Coats holds guidance on strong sales, targets 18% op margin

by · ShareCast

Industrial thread maker Coats said it expected full-year results to be in line with expectations and forecast an operating margin of around 18%, driven by strong sales growth.

After a strong first half, sales growth improved to 11% in the four months to October 31 compared with 8% in the first half of 2024, with accelerating growth in footwear and continued momentum in apparel, partly offset by sustained weakness in performance materials, the company said in a trading update on Wednesday.

The apparel and footwear divisions continued to benefit from a return to normalised levels of customer buying and inventory patterns, with both showing strong year-on-year growth of 14% compared with 14% and 7% in the first half, albeit against a weaker prior year comparator due to the impact of destocking in 2023.

Performance materials sales returned to growth with a 1% increase from a decline of 3% but were still hit by lower order book activity in the personal protection and composites sectors, particularly in the Americas.

Coats said the lower capacity utilisation in the Americas continued to negatively impact the division’s margins.

“Cash generation remained good through the period, and we anticipate a year-end leverage position, including the additional pension funding payment, of 1.6-1.7x, in line with previous guidance,” the company said.

“Our outlook is unchanged with full year performance expected to be in line with market expectations.
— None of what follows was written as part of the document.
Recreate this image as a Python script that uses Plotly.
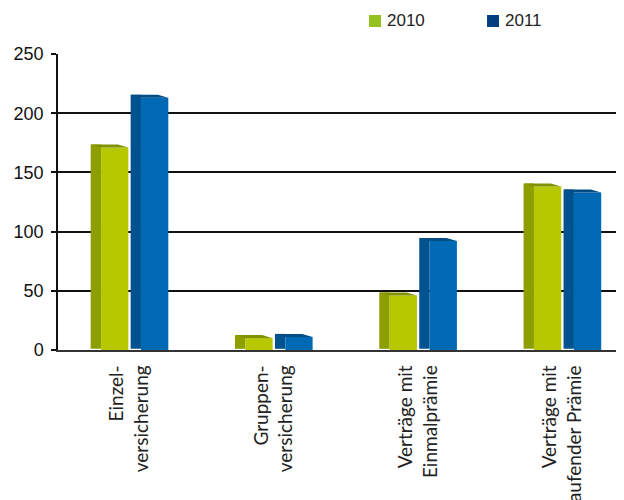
import plotly.graph_objects as go

categories = ["Einzel-<br>versicherung", "Gruppen-<br>versicherung",
              "Verträge mit<br>Einmalprämie", "Verträge mit<br>laufender Prämie"]
series_names = ["2010", "2011"]
values_2010 = [171, 10, 46, 138]
values_2011 = [213, 11, 92, 133]
y_ticks = [0, 50, 100, 150, 200, 250]

# styling
front_colors = ["#b5c800", "#0069b4"]
side_colors = ["#8c9e00", "#00538e"]
top_colors = ["#819200", "#004c85"]
legend_colors = ["#95c11f", "#003f7f"]
side_w = 0.072
front_w = 0.189
starts = [-0.269, 0.008]   # left edge of side face per series (category units)
lift = 2.6                 # depth lift in value units

xs = list(range(len(categories)))
fig = go.Figure()
for s, vals in enumerate([values_2010, values_2011]):
    st = starts[s]
    # side face
    fig.add_trace(go.Bar(x=xs, y=[v + lift - 1 for v in vals], base=[1] * len(vals), width=side_w,
                         offset=st, marker=dict(color=side_colors[s], line=dict(width=0)),
                         showlegend=False, hoverinfo="skip"))
    # front face
    fig.add_trace(go.Bar(x=xs, y=vals, width=front_w, offset=st + side_w,
                         marker=dict(color=front_colors[s], line=dict(width=0)),
                         showlegend=False, hoverinfo="skip"))
    # top faces
    for i, v in enumerate(vals):
        xl = i + st
        xf = xl + side_w
        xr = xf + front_w
        fig.add_trace(go.Scatter(x=[xl, xr - side_w, xr, xf, xl],
                                 y=[v + lift, v + lift, v, v, v + lift],
                                 fill="toself", fillcolor=top_colors[s], mode="lines",
                                 line=dict(width=0, color=top_colors[s]),
                                 showlegend=False, hoverinfo="skip"))

# legend (drawn manually to match the compact original)
legend_font = dict(family="Liberation Sans, Arial", size=17, color="#222")
leg_x = [0.5495, 0.758]
for s in range(2):
    fig.add_shape(type="rect", xref="paper", yref="paper",
                  x0=leg_x[s], x1=leg_x[s] + 0.0212, y0=1.0912, y1=1.1318,
                  fillcolor=legend_colors[s], line=dict(width=0))
    fig.add_annotation(xref="paper", yref="paper", x=leg_x[s] + 0.0275, y=1.1115,
                       xanchor="left", yanchor="middle", text=series_names[s],
                       showarrow=False, font=legend_font)

fig.update_layout(
    width=624, height=500,
    margin=dict(l=50, r=8, t=46, b=158),
    plot_bgcolor="white", paper_bgcolor="white",
    barmode="overlay",
    showlegend=False,
    xaxis=dict(range=[-0.4955, 3.427], tickmode="array", tickvals=xs, ticktext=categories,
               tickangle=-90, showgrid=False, zeroline=False, showline=True,
               linecolor="#333", linewidth=1.5, ticks="", automargin=False,
               ticklabelstandoff=6,
               tickfont=dict(family="Lato", size=19, color="#222")),
    yaxis=dict(range=[0, 250], tickmode="array", tickvals=y_ticks,
               showgrid=True, gridcolor="#111", gridwidth=1.5, zeroline=False,
               showline=True, linecolor="#111", linewidth=1.5,
               ticks="outside", ticklen=5, tickcolor="#111", tickwidth=1.5,
               ticklabelstandoff=4, automargin=False,
               tickfont=dict(family="Liberation Sans, Arial", size=18, color="#111")),
)

fig.write_html("out.html")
The group remains well positioned for the medium term, supported by good momentum in our apparel and footwear divisions and strong cash generation.”

Analysts at Berenberg said the trading update should be "well received by investors" and reiterated their 'buy' on the stock with a target price of 135p compared with the current 95p.

They also expected no impact from potential tariffs on China as threatened by US President-elect Donald Trump.

"We understand that Coats’ operational footprint largely encompasses a China-for-China local approach to manufacturing, avoiding any regional pressures from potential tariffs on regional exports. Similarly, Performance Materials’ existing North America sites service local demand, whereas its Mexico sites are not importers to the US," they wrote in a note to clients.

"As such, we expect Coats is well insulated against any global trade impacts from Trump’s presidency."

"The Performance Materials division continues to work through well-flagged pressures, and while we would expect new CEO David Paja to be focused on this division in particular, the overall performance for the group remains impressive notwithstanding these difficulties."

"With the legacy pension overhang having been addressed earlier in the year, and with further evidence of a management team that continues to control the controllables and deliver shareholder returns, we see a lot to like in the context of a 11.7x FY25 P/E valuation."